PROVIDED RECORDS ->
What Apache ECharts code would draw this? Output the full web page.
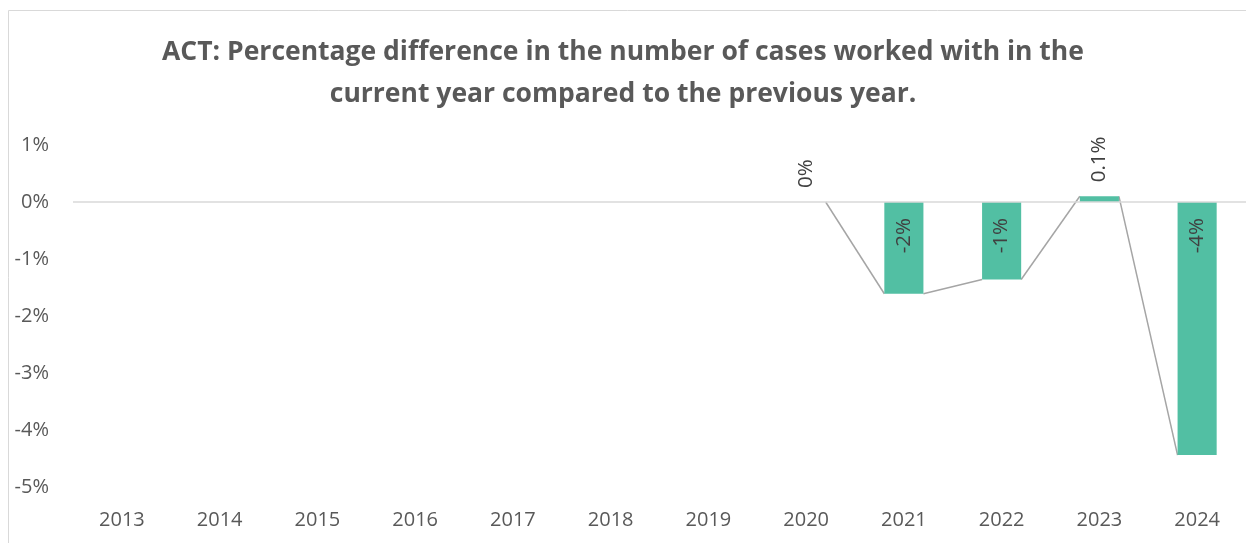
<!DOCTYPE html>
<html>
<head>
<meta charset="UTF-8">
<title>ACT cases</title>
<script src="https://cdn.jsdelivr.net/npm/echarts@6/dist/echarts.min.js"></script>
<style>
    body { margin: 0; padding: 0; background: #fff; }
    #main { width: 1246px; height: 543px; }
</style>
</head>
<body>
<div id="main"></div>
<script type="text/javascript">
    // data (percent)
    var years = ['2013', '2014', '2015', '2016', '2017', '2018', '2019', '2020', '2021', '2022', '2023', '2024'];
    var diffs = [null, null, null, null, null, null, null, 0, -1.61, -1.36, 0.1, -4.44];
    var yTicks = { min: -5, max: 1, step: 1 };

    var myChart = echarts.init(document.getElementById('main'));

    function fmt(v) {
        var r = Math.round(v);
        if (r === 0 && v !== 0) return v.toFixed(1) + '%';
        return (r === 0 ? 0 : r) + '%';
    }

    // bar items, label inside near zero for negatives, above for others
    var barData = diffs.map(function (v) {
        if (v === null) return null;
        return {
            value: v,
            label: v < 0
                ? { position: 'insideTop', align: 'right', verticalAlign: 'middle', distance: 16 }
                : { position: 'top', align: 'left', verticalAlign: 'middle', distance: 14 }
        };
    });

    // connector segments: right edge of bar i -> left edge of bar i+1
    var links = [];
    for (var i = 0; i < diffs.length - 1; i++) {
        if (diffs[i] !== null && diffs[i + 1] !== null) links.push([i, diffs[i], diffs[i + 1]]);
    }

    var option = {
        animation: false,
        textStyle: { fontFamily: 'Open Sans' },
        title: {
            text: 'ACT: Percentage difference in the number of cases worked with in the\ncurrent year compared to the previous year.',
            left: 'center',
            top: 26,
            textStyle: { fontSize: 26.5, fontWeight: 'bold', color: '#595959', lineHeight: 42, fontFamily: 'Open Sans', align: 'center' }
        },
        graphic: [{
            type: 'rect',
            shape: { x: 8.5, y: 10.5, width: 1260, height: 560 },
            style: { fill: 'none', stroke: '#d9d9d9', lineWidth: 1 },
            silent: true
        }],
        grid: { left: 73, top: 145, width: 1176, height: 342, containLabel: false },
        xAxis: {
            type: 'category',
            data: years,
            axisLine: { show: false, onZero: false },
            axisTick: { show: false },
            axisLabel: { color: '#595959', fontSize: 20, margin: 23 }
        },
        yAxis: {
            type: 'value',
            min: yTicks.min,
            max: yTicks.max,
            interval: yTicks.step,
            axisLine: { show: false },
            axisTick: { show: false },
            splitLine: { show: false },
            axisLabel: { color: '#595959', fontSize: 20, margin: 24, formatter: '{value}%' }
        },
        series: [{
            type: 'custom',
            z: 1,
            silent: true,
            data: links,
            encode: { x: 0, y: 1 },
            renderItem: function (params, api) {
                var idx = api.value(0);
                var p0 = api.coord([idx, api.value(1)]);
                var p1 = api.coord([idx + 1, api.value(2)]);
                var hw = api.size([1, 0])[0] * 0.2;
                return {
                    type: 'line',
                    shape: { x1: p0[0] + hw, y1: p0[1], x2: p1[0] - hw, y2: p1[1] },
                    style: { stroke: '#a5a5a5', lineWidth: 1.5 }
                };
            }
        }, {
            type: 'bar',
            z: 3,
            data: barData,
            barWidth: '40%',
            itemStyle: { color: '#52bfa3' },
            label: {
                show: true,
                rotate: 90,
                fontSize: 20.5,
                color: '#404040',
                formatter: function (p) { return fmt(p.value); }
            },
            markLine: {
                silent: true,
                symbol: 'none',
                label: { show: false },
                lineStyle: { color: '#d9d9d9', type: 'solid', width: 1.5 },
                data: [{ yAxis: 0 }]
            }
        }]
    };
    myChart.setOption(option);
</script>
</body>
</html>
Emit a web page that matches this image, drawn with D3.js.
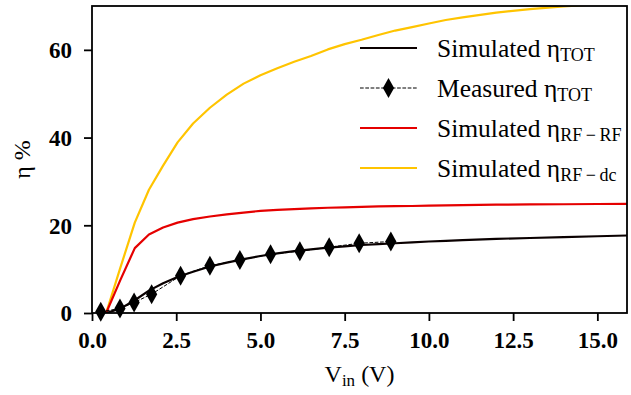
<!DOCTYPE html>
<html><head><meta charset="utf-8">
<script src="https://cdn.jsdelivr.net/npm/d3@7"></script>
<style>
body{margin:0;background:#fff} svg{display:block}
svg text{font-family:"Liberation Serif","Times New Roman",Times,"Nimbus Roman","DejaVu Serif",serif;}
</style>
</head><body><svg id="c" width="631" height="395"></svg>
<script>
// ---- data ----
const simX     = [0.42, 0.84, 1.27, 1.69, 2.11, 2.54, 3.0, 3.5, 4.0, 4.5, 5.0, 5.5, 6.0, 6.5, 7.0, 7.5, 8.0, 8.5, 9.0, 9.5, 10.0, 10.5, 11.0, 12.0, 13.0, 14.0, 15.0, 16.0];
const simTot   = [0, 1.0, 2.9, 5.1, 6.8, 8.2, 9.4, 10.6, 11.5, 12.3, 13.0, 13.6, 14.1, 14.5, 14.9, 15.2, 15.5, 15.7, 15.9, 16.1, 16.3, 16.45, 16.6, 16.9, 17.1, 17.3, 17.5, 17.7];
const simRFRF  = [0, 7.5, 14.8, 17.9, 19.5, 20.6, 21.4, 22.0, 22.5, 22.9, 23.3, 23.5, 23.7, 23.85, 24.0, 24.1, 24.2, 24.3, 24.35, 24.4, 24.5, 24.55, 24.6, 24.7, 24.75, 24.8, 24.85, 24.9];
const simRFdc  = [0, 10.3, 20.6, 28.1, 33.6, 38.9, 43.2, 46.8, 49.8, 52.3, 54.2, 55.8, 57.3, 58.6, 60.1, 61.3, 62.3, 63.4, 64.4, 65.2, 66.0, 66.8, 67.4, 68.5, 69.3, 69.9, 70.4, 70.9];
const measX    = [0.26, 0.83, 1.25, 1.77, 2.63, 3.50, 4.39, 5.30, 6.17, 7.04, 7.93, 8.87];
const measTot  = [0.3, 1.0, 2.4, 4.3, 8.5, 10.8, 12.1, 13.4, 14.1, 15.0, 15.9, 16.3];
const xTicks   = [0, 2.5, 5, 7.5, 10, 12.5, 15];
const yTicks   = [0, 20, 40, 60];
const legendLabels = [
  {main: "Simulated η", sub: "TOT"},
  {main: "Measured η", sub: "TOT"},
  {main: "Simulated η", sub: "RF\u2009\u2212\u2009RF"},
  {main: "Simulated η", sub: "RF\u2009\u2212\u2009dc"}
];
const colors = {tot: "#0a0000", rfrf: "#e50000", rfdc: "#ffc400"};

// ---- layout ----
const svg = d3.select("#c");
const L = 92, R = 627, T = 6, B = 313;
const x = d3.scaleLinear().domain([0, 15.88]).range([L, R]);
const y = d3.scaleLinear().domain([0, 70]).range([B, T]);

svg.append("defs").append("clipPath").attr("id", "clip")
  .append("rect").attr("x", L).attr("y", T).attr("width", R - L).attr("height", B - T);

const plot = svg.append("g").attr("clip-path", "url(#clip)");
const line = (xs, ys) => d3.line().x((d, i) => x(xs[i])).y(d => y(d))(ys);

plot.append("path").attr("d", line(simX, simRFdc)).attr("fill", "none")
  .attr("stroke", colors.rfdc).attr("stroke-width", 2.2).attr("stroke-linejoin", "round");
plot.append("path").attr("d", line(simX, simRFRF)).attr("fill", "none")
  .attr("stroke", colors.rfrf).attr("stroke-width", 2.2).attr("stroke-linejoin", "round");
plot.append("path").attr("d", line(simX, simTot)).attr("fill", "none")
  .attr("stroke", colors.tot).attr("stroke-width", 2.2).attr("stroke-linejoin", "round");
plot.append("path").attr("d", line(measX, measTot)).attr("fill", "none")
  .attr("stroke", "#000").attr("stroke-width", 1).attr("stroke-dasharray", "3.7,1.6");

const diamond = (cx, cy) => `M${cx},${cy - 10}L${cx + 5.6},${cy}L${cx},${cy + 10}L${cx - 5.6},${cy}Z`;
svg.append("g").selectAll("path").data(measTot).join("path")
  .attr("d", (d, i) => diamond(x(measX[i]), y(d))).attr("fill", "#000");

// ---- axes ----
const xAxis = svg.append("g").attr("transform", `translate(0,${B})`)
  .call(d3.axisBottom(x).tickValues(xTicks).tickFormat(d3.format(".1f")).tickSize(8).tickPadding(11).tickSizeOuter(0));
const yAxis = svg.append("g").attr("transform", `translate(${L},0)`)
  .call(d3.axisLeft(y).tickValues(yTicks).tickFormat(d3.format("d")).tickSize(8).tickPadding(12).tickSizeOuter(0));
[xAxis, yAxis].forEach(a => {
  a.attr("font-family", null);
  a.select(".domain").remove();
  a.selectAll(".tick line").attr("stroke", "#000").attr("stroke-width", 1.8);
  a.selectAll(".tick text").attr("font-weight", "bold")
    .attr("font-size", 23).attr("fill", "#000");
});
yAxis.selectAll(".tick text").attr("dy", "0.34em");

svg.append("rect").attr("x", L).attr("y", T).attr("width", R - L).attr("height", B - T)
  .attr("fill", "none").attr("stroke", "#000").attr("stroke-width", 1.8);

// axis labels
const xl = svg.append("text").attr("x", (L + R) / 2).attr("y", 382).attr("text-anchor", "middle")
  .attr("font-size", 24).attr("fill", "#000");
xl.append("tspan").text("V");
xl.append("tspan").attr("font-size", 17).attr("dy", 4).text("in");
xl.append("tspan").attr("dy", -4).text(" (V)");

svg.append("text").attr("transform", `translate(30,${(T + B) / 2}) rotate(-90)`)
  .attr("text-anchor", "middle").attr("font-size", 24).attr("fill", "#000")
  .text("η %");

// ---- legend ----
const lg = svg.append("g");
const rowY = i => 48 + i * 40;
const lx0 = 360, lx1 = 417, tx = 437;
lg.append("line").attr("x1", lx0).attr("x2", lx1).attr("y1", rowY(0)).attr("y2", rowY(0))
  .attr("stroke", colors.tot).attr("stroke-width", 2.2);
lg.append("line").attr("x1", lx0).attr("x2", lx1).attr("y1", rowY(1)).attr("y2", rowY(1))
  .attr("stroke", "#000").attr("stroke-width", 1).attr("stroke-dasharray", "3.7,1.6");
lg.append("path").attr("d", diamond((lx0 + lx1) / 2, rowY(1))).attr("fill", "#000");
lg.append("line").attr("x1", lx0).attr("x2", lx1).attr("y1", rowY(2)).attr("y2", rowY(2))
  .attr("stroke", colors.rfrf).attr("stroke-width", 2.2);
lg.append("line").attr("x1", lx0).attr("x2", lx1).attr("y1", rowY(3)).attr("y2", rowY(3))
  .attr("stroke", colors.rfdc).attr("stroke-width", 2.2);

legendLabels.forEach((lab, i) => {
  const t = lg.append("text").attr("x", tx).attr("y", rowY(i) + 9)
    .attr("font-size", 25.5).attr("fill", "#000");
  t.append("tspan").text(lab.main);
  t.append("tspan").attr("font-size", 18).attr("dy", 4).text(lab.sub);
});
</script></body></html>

TASK DIRECTIONS -> Pull out every line containing "this".

SOLUTION ->
What Apache ECharts code would draw this? Output the full web page.
Emit a web page that matches this image, drawn with D3.js.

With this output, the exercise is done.